VIDEO: Mississippi Red Cross Sends Volunteers to Texas
TUPELO, Miss. (WCBI)- As Hurricane Harvey slams the coast of Texas, residents in the Magnolia State are wasting no time to lend a hand.
The Mississippi Red Cross is heading the Gulf Coast to aid victims of the storm.
Volunteers met earlier today for a briefing on what to expect.
Joe Lukas and Carol Summerall are getting Red Cross Emergency Response Vehicle number 1183 ready.
It is one the vehicles assigned to the North Mississippi Chapter of the Red Cross. Next week, Summerall and another volunteer from Greenville will drive it to the coast to assist in the recovery from the storm.
It is Lukas’ responsibility to make sure everything checks out.
“Basically it’s stripped down to fighting weight. We’re making sure it will carry any supplies that are divied out and assigned to it and to make sure that it’s in proper working order. We check all the lights, the engine the equipment and we make sure that when we’re down there we don’t have any problems with this far as mechanically or otherwise,” says Lukas.
“We have to prepare the ERV for deployment. That means we have to take everything out of it because once you get to your area they will load it with what is needed specific to the disaster.”
Summerall, who recently retired from the city of Columbus Fire and Rescue Department has dealt with many disasters,” says Summerall.
“I was driver with the fire department. I did have to go out to Hurricane Katrina with the Health Department for critical stress management. Since I have been retired I volunteered with Red Cross, I’ve been sent to Texas before so I know kind of what to expect. But all of these disasters they’re not exactly the same so you just have to be prepared to be unprepared,” says Lukas.
As of right now, the Tupelo unit will be dispatched to Louisiana but if it is determined at a later point that they don’t need them there they’ll move on to Texas where the brunt of the storm has hit.
“They’re coming from different parts of our state and some other areas and plus the local ones that are already stationed there.
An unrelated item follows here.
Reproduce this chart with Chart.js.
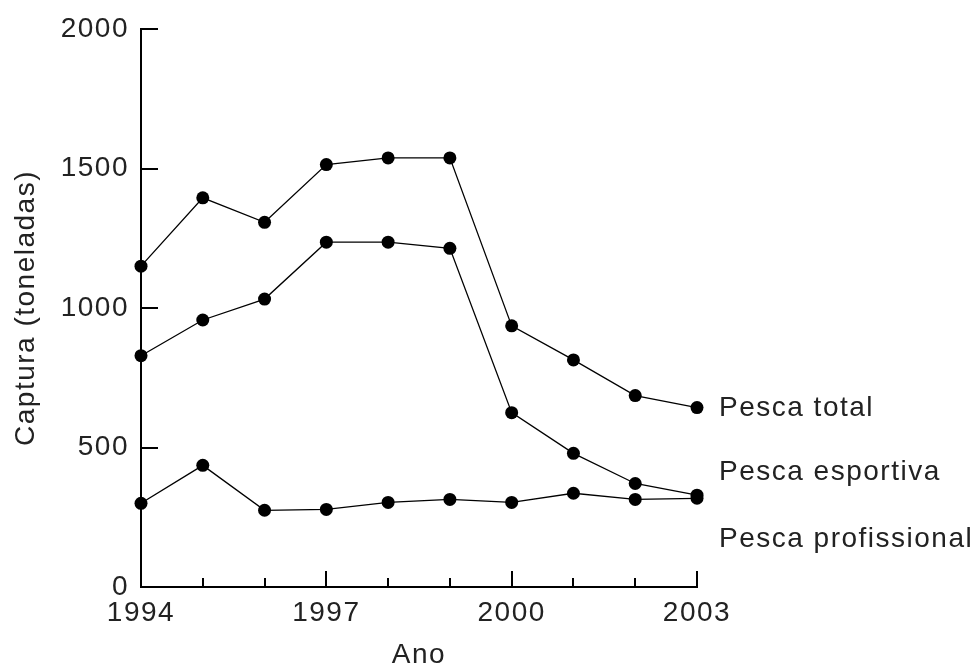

So the only way to know that is really on Monday or Tuesday when the fleet is more organized and gathered together,” says Lukas.
Summerall says they will be there for at least 10 days.
“You really don’t want to go anymore than two weeks at a time because you do need to go back and recoup and decompress and get yourself together because you are dealing with a lot of disaster and a lot of people that have had damage and that’s their livelihood,” says Summerall.
The Red Cross says another unit will be brought to Tupelo to handle any potential emergencies on the homefront.